### THE DATA
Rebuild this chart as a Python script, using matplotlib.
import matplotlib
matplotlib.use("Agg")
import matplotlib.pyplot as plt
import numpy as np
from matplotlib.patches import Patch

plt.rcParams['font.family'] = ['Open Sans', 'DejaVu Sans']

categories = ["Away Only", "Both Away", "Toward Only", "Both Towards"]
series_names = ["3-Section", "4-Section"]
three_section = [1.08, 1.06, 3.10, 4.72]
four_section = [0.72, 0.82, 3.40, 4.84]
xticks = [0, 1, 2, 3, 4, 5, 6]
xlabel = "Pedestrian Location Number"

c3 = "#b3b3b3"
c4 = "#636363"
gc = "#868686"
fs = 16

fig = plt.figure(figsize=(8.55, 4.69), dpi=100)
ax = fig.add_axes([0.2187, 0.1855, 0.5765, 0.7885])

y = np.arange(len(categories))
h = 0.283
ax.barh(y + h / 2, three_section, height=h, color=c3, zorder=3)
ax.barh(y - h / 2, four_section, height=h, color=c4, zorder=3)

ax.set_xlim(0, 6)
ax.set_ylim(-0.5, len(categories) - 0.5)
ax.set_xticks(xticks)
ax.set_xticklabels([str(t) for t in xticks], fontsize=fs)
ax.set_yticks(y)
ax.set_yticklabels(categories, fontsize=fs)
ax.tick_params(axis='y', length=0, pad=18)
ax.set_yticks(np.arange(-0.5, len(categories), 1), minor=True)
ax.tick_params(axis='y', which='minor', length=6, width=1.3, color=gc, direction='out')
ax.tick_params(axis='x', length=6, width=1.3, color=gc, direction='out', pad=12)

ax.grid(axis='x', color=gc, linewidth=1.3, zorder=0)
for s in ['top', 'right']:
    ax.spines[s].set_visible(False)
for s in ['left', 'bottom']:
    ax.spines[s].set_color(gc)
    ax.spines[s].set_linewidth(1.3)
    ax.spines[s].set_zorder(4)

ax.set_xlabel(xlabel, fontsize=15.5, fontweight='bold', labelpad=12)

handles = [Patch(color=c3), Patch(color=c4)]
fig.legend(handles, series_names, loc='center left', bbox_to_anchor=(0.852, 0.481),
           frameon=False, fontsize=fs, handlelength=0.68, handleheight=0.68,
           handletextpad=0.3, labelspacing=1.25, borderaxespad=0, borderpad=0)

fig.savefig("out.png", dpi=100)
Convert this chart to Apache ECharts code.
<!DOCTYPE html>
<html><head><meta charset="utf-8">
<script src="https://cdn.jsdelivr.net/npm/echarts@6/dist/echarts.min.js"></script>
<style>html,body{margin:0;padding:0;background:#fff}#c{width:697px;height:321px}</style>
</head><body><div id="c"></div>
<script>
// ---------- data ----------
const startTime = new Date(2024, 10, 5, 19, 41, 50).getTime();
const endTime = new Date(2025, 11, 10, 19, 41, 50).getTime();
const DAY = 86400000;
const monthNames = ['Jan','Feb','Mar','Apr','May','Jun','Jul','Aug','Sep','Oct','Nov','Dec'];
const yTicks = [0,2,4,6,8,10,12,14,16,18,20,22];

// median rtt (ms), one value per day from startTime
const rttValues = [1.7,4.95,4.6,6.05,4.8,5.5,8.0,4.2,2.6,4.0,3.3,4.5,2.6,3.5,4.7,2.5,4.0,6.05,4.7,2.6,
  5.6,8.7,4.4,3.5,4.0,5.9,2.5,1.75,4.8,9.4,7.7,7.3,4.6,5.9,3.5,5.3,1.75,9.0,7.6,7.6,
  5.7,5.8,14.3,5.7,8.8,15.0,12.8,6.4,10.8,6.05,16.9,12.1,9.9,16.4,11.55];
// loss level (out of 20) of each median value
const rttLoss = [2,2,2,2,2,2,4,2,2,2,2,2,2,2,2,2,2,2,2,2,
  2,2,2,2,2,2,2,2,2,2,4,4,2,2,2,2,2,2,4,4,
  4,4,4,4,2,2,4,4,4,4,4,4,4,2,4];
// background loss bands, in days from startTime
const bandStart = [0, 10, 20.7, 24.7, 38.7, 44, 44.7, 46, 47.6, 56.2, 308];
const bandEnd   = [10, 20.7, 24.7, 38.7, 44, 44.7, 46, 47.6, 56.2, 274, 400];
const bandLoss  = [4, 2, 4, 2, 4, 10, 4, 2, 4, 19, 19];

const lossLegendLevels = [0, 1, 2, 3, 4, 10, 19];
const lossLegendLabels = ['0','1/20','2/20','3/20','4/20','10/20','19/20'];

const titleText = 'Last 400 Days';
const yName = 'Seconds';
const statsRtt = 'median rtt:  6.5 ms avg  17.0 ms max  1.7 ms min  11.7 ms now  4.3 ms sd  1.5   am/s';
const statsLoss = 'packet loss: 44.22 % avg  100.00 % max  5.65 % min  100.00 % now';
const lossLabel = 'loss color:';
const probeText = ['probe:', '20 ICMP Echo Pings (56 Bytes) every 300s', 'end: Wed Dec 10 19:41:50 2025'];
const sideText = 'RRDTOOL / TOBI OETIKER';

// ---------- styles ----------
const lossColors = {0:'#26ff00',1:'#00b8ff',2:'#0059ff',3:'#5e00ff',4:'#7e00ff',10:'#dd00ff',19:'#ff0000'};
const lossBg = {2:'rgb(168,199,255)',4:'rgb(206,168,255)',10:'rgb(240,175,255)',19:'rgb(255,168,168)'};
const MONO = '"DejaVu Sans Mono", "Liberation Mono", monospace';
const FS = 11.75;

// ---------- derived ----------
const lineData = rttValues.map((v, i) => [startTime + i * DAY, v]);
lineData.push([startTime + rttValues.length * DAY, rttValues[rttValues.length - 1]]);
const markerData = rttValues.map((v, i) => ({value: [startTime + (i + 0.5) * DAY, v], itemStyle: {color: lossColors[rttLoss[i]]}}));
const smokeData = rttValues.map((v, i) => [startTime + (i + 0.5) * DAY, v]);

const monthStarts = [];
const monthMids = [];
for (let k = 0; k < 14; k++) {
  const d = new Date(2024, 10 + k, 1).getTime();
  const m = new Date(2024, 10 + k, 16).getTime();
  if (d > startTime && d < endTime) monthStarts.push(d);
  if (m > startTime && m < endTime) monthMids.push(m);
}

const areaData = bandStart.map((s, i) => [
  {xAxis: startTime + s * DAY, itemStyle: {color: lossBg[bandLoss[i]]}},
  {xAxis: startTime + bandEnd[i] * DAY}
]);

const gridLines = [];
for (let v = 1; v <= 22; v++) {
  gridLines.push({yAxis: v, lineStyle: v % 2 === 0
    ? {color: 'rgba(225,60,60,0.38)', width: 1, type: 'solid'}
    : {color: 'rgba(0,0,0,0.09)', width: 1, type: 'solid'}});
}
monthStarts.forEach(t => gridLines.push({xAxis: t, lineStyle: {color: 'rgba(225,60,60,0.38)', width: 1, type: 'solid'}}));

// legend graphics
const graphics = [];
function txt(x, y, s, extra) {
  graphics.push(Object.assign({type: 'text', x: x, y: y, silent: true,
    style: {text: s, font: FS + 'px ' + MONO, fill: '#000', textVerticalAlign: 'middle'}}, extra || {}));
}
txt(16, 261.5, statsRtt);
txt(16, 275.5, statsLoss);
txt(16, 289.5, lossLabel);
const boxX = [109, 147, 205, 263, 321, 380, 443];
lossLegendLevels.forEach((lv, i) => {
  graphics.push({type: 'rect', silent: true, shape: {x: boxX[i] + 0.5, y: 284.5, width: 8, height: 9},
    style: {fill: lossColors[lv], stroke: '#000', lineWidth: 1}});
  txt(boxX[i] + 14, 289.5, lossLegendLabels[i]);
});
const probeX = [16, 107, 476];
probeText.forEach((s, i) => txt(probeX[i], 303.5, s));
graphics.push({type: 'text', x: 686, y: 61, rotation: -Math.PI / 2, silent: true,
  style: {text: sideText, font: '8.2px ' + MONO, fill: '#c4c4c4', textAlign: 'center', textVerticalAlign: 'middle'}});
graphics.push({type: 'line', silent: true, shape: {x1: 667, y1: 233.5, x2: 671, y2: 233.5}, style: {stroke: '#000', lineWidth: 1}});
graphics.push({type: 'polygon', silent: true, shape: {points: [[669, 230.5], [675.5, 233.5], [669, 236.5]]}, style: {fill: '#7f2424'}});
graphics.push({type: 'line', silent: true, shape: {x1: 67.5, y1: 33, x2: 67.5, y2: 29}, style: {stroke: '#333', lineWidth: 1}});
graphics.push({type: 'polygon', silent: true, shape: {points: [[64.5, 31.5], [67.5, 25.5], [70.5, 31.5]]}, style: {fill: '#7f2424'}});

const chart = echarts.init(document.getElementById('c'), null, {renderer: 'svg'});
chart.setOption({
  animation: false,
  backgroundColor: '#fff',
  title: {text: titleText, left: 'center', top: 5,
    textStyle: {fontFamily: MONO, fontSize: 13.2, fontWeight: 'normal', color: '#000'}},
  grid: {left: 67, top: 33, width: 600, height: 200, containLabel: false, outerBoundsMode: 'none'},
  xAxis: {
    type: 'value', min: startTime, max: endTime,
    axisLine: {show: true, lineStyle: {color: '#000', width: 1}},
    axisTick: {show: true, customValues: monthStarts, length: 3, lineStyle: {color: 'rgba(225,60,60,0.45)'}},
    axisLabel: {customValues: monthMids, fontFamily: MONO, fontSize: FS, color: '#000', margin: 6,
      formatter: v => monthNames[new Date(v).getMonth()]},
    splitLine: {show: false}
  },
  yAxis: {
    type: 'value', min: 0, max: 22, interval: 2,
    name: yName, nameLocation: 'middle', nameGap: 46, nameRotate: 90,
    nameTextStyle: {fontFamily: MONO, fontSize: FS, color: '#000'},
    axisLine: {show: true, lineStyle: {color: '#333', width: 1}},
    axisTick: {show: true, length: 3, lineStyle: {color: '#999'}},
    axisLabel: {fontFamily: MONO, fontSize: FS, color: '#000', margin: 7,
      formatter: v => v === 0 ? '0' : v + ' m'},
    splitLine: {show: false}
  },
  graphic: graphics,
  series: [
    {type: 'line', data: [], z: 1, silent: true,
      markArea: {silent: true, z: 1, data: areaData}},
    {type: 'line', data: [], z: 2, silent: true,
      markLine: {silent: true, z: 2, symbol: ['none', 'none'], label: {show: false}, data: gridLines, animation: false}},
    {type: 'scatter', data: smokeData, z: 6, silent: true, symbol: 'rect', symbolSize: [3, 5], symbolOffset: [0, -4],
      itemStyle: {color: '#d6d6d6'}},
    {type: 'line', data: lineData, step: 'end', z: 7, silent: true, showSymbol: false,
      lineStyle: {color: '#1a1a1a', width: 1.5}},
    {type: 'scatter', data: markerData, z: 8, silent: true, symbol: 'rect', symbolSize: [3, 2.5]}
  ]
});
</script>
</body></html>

### PROBLEM DETAILS
Please transcribe, exactly and with nothing added, the lines from the first line of the material above through the line that contains "plt.rcParams['font.family'] = ['Open".

### SOLUTION TO THIS EXERCISE
Rebuild this chart as a Python script, using matplotlib.
import matplotlib
matplotlib.use("Agg")
import matplotlib.pyplot as plt
import numpy as np
from matplotlib.patches import Patch

plt.rcParams['font.family'] = ['Open Sans', 'DejaVu Sans']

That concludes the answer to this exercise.